● **Objective**: From the listing below, pull out the lines that hold "chart".
[start Given information]
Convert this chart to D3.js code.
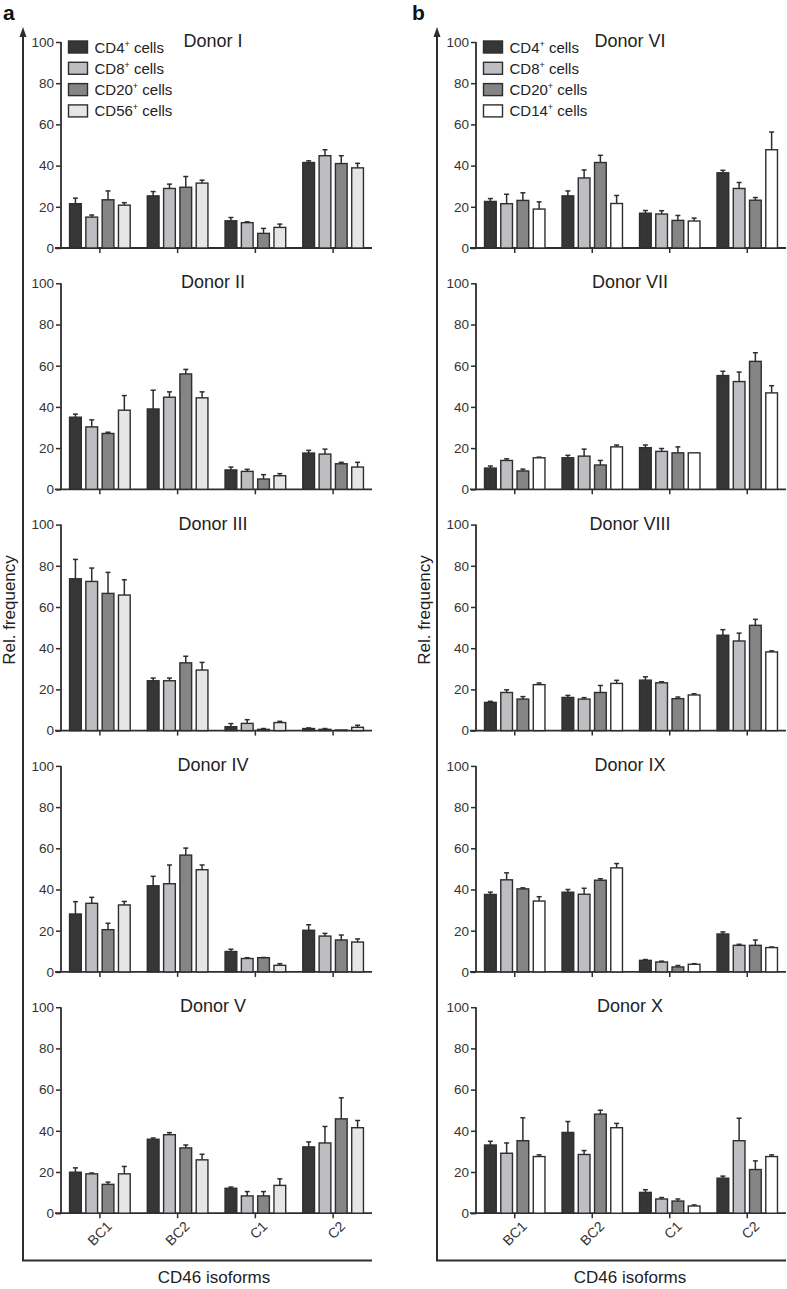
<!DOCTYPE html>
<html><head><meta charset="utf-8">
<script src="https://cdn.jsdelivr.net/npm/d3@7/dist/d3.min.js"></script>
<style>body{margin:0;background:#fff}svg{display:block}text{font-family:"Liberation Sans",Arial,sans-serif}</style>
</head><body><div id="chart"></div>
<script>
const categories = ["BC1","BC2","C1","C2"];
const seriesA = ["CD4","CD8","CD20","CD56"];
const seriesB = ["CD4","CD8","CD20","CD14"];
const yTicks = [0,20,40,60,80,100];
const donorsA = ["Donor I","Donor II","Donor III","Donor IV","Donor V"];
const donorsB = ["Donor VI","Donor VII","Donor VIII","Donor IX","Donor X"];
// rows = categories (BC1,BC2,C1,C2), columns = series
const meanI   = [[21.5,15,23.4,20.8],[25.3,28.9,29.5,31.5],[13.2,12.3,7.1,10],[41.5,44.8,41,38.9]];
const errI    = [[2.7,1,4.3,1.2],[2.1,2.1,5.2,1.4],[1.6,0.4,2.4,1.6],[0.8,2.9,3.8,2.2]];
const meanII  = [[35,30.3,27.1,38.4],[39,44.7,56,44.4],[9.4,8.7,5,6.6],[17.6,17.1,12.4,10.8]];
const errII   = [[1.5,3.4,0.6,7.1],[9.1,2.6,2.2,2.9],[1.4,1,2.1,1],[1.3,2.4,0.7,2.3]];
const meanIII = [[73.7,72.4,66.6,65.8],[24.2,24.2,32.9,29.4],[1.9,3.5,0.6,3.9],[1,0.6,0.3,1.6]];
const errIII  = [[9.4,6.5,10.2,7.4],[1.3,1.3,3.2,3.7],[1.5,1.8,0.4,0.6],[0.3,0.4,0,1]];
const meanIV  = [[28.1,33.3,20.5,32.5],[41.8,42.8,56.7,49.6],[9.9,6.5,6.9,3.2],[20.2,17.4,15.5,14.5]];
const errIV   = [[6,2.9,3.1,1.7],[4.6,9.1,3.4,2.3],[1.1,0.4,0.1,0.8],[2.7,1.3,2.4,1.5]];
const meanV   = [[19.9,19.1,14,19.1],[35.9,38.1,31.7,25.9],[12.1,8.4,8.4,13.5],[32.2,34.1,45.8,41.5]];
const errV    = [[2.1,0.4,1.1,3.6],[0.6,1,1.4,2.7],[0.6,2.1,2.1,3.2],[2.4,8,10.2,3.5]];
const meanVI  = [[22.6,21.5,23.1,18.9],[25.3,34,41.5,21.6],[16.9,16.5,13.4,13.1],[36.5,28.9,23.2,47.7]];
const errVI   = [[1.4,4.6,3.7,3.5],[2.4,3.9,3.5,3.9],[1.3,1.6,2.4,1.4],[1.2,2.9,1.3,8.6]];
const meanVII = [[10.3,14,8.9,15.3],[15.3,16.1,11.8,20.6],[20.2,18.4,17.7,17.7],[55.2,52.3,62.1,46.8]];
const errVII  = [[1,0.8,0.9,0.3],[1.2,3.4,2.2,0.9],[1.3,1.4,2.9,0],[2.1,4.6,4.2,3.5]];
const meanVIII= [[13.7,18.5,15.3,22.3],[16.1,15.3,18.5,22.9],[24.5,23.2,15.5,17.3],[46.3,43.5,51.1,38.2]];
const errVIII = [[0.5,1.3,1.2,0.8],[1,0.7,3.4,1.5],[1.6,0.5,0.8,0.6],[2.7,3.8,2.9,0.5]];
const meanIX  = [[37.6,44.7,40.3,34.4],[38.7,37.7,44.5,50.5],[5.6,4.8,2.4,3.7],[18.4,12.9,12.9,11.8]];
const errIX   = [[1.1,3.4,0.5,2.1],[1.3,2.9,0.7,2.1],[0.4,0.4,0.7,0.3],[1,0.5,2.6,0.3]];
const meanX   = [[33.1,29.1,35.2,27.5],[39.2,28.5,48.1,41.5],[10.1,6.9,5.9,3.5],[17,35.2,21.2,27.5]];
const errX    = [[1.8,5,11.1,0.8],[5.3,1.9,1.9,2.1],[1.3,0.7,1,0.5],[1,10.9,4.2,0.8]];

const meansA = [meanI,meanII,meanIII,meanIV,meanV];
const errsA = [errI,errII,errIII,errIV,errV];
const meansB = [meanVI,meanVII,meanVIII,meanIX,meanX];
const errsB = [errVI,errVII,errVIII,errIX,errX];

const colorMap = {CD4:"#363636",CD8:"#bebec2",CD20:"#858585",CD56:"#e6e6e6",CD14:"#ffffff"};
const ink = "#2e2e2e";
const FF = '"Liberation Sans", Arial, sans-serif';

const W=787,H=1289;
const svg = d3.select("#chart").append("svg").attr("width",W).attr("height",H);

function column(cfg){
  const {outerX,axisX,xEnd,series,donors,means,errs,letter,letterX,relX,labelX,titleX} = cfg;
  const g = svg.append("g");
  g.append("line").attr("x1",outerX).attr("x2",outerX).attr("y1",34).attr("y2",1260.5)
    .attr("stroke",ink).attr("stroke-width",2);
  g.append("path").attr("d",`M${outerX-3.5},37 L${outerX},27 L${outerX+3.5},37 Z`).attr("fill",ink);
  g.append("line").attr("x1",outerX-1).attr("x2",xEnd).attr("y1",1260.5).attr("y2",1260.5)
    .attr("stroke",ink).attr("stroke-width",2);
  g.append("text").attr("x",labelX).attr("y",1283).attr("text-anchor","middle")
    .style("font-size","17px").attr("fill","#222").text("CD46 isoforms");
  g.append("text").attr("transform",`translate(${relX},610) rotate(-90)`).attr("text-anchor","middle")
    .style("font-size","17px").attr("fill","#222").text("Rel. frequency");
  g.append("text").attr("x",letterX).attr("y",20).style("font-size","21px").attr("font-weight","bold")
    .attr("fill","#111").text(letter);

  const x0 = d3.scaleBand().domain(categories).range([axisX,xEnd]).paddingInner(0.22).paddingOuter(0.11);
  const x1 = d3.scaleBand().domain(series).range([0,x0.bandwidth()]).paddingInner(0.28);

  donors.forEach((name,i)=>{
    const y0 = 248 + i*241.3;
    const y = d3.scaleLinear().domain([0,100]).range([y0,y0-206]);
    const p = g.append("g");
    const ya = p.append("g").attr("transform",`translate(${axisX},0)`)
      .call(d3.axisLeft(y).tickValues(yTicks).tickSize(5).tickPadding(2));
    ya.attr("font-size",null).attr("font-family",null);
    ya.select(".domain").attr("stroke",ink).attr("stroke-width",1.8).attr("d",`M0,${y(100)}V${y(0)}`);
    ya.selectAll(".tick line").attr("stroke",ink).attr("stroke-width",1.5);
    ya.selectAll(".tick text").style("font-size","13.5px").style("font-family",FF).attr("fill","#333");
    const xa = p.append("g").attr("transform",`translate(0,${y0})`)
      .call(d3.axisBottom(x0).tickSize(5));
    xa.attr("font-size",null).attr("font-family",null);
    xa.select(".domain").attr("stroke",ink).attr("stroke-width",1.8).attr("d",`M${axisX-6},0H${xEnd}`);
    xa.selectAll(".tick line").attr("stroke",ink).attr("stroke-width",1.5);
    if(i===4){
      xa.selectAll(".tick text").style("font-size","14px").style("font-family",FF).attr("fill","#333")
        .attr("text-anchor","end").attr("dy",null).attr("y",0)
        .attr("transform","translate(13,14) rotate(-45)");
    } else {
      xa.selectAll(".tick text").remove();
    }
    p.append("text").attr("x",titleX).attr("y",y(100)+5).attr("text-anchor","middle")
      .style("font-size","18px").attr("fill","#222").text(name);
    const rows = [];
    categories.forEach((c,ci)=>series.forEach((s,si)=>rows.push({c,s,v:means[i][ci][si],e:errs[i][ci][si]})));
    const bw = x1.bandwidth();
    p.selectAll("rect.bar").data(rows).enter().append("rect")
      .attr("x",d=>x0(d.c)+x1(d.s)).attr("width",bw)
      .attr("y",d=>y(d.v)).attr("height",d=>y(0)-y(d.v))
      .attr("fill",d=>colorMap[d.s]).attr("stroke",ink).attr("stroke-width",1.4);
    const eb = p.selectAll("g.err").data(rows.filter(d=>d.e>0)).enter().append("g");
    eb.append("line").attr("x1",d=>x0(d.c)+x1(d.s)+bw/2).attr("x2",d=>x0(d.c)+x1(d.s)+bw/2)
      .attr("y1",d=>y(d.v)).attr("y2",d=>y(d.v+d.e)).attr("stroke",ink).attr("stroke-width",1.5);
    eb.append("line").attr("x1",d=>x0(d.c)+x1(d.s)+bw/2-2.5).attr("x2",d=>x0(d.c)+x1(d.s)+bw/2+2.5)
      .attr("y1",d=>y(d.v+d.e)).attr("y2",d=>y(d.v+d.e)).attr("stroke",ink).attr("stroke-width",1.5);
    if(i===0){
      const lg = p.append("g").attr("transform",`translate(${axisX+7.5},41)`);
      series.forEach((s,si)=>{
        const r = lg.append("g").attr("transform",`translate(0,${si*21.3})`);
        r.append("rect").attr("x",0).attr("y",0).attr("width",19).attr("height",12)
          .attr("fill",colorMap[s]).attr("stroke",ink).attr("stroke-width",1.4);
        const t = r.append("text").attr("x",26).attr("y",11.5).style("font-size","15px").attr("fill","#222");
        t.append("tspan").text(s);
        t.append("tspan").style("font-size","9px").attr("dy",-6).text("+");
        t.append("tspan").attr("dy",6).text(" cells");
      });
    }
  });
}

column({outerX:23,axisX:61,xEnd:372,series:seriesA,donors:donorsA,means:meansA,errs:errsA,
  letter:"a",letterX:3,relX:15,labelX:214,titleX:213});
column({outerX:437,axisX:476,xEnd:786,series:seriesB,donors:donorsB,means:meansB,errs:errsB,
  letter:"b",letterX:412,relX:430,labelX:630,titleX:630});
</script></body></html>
[end Given information]
● **Solved problem**:
Convert this chart to D3.js code.
</head><body><div id="chart"></div>
const svg = d3.select("#chart").append("svg").attr("width",W).attr("height",H);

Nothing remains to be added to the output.